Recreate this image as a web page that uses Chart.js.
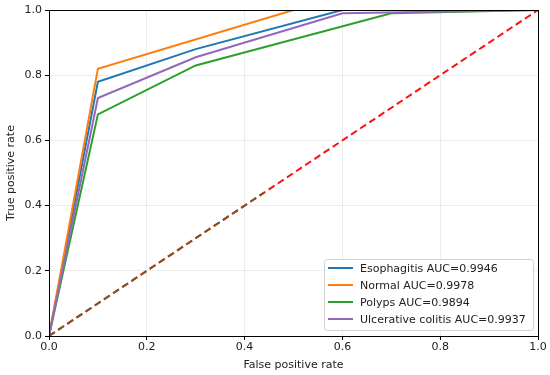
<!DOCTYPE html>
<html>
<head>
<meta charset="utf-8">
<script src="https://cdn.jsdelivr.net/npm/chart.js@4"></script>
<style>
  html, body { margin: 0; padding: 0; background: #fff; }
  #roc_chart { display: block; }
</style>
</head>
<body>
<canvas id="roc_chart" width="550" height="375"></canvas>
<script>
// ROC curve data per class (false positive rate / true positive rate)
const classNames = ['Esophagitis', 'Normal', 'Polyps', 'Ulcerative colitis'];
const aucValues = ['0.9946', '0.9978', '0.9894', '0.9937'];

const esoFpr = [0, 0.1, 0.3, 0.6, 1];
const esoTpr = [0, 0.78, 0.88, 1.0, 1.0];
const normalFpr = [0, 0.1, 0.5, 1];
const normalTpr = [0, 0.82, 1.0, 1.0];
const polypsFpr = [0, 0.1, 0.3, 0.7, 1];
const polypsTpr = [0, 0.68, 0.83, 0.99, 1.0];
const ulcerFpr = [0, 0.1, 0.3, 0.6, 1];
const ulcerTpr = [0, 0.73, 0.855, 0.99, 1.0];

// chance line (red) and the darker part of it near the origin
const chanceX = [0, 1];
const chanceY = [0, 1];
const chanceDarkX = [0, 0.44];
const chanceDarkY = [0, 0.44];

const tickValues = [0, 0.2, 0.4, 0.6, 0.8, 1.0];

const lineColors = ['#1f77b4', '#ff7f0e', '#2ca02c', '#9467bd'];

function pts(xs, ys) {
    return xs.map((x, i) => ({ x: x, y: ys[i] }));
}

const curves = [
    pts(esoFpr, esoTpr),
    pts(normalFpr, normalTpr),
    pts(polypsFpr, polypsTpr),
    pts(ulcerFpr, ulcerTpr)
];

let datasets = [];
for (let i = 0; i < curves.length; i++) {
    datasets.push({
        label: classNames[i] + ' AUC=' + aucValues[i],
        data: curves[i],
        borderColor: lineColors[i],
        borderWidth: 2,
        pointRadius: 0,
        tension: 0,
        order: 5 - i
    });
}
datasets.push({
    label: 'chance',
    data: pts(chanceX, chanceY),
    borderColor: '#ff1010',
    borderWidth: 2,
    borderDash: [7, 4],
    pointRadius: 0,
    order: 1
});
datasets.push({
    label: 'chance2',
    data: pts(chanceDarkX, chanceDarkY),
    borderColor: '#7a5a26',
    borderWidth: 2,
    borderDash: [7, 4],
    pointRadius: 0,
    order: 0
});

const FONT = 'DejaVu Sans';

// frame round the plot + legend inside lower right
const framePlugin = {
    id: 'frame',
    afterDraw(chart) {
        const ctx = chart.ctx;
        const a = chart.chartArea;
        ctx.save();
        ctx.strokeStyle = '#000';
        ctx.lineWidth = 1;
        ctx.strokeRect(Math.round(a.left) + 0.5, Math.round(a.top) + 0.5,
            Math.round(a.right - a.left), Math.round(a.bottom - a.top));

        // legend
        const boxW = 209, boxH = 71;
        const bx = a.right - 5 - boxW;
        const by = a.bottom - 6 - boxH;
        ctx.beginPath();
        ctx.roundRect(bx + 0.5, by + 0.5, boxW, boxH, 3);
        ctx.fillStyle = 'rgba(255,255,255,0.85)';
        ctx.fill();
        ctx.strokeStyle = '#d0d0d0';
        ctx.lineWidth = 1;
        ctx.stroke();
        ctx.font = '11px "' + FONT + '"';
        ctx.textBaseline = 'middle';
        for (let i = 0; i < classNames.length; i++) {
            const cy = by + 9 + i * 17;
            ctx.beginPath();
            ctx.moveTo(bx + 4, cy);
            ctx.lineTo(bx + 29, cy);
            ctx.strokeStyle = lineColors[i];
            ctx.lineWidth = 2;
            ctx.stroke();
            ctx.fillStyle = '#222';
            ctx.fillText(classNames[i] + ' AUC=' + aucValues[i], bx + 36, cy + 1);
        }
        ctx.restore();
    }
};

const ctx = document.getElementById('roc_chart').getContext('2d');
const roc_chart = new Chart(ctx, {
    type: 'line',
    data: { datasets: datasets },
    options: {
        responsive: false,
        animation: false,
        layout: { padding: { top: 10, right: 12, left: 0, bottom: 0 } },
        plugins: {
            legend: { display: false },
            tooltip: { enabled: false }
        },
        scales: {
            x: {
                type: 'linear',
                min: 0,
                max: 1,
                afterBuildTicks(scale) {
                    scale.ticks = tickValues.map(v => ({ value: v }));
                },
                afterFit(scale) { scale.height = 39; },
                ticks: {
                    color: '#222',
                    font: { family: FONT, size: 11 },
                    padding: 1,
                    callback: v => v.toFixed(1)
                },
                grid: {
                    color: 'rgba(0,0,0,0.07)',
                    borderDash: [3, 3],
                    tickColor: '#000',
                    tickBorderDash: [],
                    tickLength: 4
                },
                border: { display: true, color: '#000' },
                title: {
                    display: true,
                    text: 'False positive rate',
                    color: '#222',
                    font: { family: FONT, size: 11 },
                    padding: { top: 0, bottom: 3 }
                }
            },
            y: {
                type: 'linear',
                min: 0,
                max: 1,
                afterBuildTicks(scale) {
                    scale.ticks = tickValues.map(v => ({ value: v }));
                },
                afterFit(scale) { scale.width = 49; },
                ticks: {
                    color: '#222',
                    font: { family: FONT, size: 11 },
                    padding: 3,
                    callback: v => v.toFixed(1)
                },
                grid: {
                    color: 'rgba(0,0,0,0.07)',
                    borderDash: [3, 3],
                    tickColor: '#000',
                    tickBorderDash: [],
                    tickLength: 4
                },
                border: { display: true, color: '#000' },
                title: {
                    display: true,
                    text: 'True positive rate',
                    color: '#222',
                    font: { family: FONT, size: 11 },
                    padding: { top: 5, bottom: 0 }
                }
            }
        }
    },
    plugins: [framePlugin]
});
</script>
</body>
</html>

+---+

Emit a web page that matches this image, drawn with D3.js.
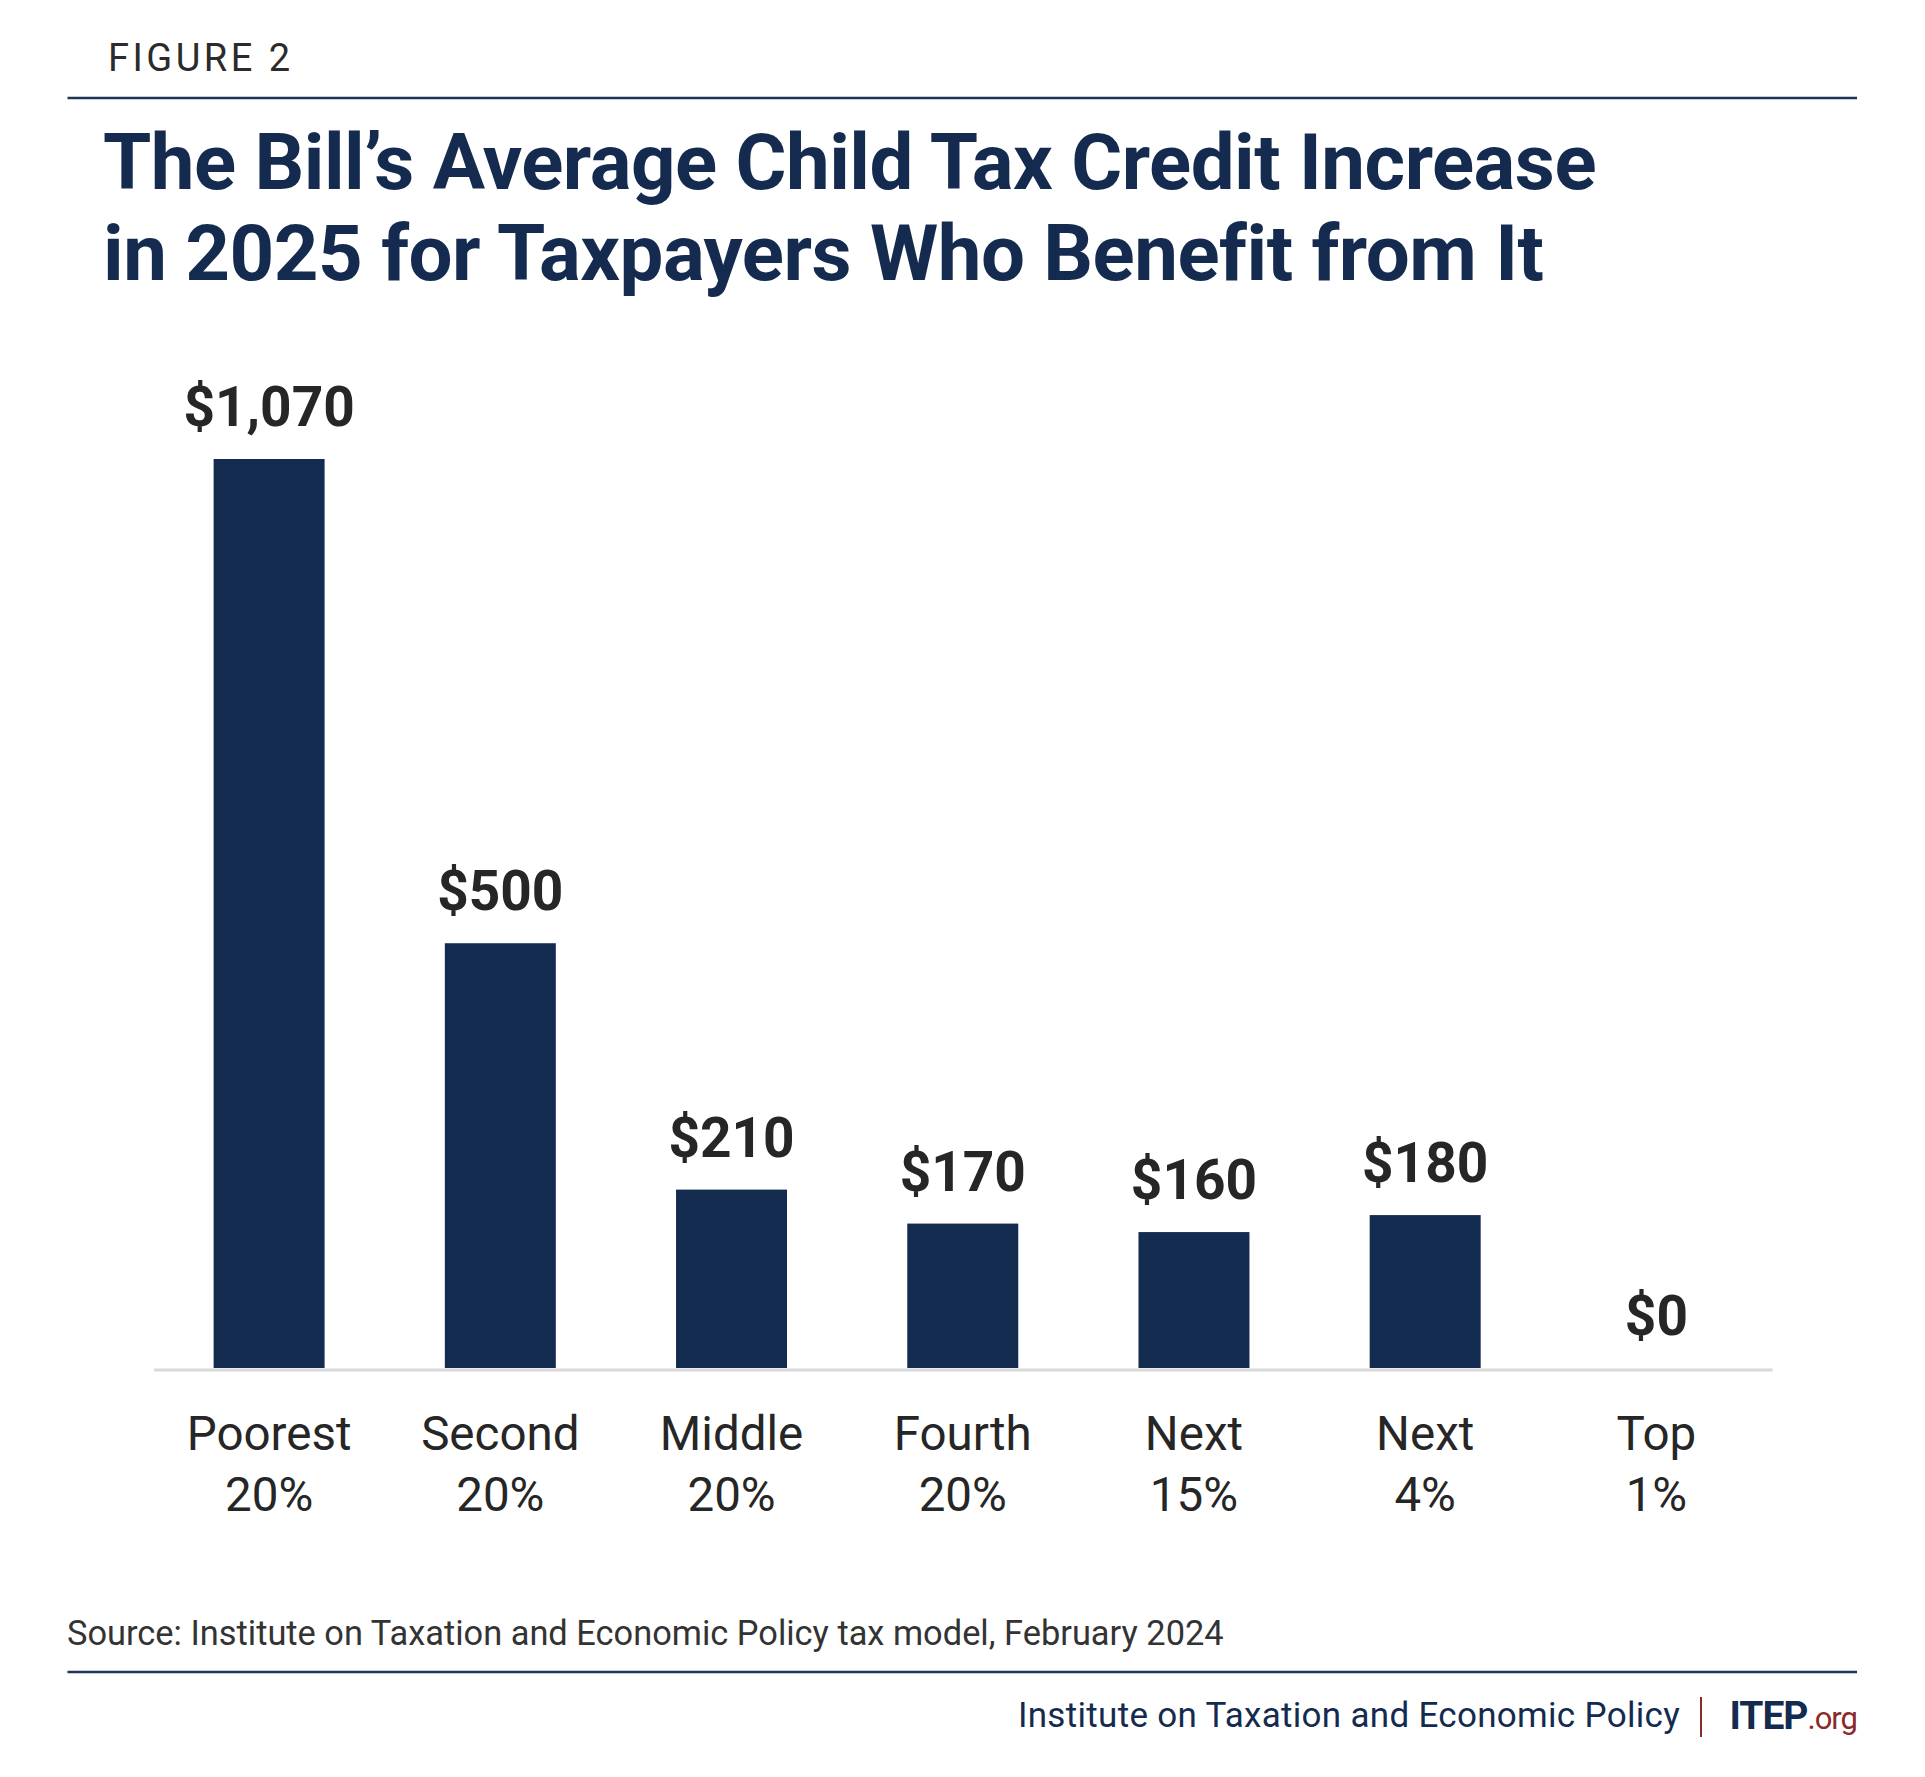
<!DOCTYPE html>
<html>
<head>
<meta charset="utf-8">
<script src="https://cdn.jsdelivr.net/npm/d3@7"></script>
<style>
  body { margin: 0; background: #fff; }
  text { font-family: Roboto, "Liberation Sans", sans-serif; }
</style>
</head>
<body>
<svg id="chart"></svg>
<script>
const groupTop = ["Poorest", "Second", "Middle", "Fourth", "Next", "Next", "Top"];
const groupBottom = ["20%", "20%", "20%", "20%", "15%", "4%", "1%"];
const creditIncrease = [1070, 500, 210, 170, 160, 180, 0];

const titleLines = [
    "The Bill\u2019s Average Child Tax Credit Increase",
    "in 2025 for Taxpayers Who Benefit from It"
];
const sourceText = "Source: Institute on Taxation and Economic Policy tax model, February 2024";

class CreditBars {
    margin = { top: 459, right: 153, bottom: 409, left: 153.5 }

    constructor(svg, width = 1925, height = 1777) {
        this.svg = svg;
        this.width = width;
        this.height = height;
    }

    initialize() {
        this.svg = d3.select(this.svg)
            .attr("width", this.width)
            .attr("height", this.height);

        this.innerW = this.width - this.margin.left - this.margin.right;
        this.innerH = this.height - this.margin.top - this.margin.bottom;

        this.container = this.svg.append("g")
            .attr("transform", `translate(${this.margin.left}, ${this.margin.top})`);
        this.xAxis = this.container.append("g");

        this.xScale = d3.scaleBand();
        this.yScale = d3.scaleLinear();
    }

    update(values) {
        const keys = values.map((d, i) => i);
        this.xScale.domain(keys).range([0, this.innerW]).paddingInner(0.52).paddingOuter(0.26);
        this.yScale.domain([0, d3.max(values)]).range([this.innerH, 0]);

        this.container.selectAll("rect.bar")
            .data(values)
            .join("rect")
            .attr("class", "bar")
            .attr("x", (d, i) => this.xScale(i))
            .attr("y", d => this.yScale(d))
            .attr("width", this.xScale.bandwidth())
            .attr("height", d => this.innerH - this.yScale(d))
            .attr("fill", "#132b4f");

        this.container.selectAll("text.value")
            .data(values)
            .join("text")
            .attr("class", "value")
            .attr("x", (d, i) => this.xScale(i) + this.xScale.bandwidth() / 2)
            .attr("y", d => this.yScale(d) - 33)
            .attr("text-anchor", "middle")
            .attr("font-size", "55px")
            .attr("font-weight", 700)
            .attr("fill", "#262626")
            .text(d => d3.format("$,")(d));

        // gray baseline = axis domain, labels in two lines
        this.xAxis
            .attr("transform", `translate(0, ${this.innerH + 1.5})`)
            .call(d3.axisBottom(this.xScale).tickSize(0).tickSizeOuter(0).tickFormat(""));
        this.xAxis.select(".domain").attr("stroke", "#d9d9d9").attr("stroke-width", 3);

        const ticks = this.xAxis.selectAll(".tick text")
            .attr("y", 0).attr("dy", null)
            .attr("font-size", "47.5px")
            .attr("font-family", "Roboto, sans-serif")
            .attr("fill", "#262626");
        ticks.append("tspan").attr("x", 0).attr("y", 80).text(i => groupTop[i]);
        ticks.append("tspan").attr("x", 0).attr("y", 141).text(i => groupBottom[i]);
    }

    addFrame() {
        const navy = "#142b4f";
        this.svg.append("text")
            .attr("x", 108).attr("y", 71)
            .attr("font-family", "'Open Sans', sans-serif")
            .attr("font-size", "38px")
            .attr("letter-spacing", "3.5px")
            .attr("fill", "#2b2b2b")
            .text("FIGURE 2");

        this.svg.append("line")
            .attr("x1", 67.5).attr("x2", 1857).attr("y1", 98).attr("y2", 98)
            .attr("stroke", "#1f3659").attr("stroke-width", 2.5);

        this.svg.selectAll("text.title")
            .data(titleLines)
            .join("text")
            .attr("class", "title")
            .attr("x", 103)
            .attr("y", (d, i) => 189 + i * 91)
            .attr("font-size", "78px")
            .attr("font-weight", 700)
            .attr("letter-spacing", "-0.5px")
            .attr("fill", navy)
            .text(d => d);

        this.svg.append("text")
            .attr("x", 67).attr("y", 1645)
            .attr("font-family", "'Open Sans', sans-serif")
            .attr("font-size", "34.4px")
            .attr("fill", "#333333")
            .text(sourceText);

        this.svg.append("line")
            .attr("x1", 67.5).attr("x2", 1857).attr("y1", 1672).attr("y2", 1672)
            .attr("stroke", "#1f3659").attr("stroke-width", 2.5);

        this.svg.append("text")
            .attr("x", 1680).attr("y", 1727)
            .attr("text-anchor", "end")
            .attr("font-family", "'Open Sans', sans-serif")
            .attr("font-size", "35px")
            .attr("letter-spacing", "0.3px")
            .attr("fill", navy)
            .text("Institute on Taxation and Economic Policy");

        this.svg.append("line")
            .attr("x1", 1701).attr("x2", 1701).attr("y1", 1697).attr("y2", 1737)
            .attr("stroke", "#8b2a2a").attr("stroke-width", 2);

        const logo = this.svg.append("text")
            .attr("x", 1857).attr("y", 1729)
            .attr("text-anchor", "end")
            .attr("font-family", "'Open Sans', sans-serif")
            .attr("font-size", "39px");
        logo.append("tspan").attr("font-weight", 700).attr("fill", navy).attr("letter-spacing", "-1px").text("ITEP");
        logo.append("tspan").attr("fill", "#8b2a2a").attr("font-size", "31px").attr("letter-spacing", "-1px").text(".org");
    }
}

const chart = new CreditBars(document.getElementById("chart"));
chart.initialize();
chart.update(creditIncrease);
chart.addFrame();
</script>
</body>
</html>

+---+

Exercise objective:
Leave out the pictures and transcribe exactly the lines from the one containing "Recreate this image" through the one containing "const aucValues = ['0.9946', '0.9978', '0.9894', '0.9937'];".

Written answer:
Recreate this image as a web page that uses Chart.js.
<!DOCTYPE html>
<html>
<head>
<meta charset="utf-8">
<script src="https://cdn.jsdelivr.net/npm/chart.js@4"></script>
<style>
  html, body { margin: 0; padding: 0; background: #fff; }
  #roc_chart { display: block; }
</style>
</head>
<body>
<canvas id="roc_chart" width="550" height="375"></canvas>
<script>
// ROC curve data per class (false positive rate / true positive rate)
const classNames = ['Esophagitis', 'Normal', 'Polyps', 'Ulcerative colitis'];
const aucValues = ['0.9946', '0.9978', '0.9894', '0.9937'];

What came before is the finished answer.